Even in the late 1970's or early 1980's There was a TV similar to Nimoy Lenoards tv show "IN SEARCH OF" and then a pbs NOVA report on the advancement of mind reading. The machine would pop up a picture of a cat even before the man said the word noting the machine recorded the signal for the word "cat"
Also it was stated that each humans electric signal for "cat" is different in effect that is like all our brains are different operating systems and each one is unique and you can not have one machine for all minds.
And that's not all. Imagine those who have been quadrapilegic all their lives. This technology could lead to their possibly leading normal lives like the rest of us. Pretty fascinating, huh?
But as usual, we think more about the sinister possibilities, such as government using this technology to scan our brains and "reprogram" us to the ruling party's way of thinking. Sort of like that device that lets us "see" beneath a person's clothes, now being used in some airports to discover hidden weapons.
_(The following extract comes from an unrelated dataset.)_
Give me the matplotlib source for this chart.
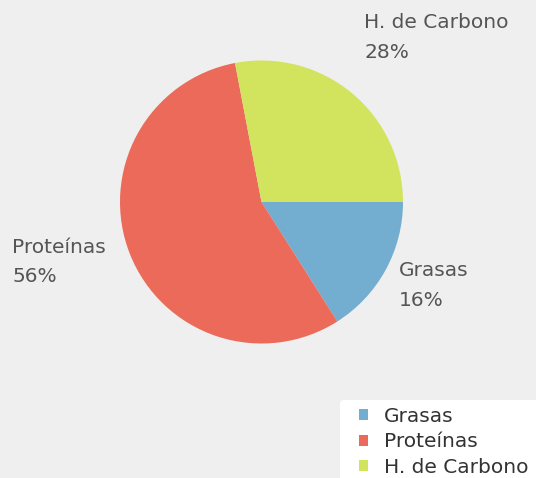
import matplotlib.pyplot as plt
from matplotlib.patches import FancyBboxPatch

# datos
nutrientes = ["Grasas", "Proteínas", "H. de Carbono"]
porcentajes = [16, 56, 28]
colores = ["#73add0", "#eb6a5a", "#d2e35e"]

W, H = 536, 478
fig = plt.figure(figsize=(W / 100, H / 100), dpi=100, facecolor="#efefef")

# centro del pastel ~ (262, 202) px, radio ~141 px
cx, cy, r = 261.5, 202, 141.5
ax = fig.add_axes([(cx - r) / W, (H - cy - r) / H, 2 * r / W, 2 * r / H])
ax.set_facecolor("#efefef")
wedges, _ = ax.pie(porcentajes, colors=colores, startangle=0, counterclock=False,
                   radius=1, wedgeprops=dict(linewidth=0))
ax.set_xlim(-1, 1)
ax.set_ylim(-1, 1)
ax.set_aspect("equal")
ax.axis("off")

gris = "#555555"
fs = 14.5
# etiquetas con porcentaje (centro de la primera linea)
pos = {"Grasas": (399, 270), "Proteínas": (12, 247), "H. de Carbono": (364, 23)}
for nom, p in zip(nutrientes, porcentajes):
    x, y = pos[nom]
    fig.text(x / W, 1 - y / H, nom, color=gris, fontsize=fs, va="center", ha="left")
    fig.text(x / W, 1 - (y + 30) / H, f"{p}%", color=gris, fontsize=fs,
             va="center", ha="left")

# fondo blanco de la leyenda
fondo = FancyBboxPatch((340 / W, -0.02), 0.5, (478 - 400) / H + 0.02,
                       boxstyle="round,pad=0,rounding_size=0.008",
                       transform=fig.transFigure, facecolor="white",
                       edgecolor="none", zorder=0)
fig.patches.append(fondo)

leg = fig.legend(wedges, nutrientes, loc="upper left",
                 bbox_to_anchor=(359 / W, 1 - 407 / H), frameon=False,
                 fontsize=fs, handlelength=0.45, handleheight=0.45,
                 handletextpad=0.8, labelspacing=0.32, borderpad=0,
                 borderaxespad=0)
for t in leg.get_texts():
    t.set_color("#333333")

fig.savefig("out.png", dpi=100, facecolor=fig.get_facecolor())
The Fifth Amendment says that a person cannot be forced to be a witness against himself. Are you being so forced if you are forced to submit to such a brain scan? Legal scholars will be arguing this one for generations.
Bottom line: we don't trust our government or anyone else for that matter that would use such technology to manipulate us. And we'd better be on our guard, for as Pogo so eloquently said, "We have met the enemy and he is us".
J. B. S. Haldane said: ?If my mental processes are determined wholly by the motion of atoms in my brain, I have no reason to suppose that my beliefs are true. They may be sound chemically, but that does not make them sound logically. And hence I have not reason for supposing my brain to be composed of atoms."